The judges said: “We may have been more confined in recent years, thanks to the Covid-19 pandemic, but the same cannot be said for our imaginations. This year’s longlist promises to sweep readers through Europe and beyond, taking in sixteenth-century Scotland; inter-world war Vienna, Paris and Northern Ireland; bomb-blasted Second World War Tuscany; and on to the jostling Cardiff docks of the 1950s and London’s smog-laden East End: from ancient Scottish Glens and isolated Yorkshire mansions to a stifling room in 1929 Punjab; and from the oil-hungry Trinidad of the 1920s to the battlefields of the American War of Independence.

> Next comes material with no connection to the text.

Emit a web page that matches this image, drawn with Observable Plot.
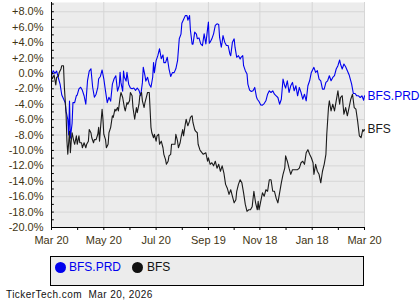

“These stories are told through characters both imagined and borrowed from the pages of history: we encounter writers Thomas Mann and E M Forster; French artist Yves Klein; an unheard voice from Shakespeare’s King Lear; 18th-century aristocrat-turned-Irish-independence-revolutionary Lord Edward FitzGerald; and wrongly accused Somali sailor Mahmood Mattan. The 2022 WSP longlist offers much to think about; much to admire; and, most importantly, much to enjoy.”
The winner receives £25,000, and each shortlisted author is awarded £1,500. A shortlist of around six books will be announced in April, and a winner announced at the Borders Book Festival in Melrose, Scotland, which runs from 16th to 19th June.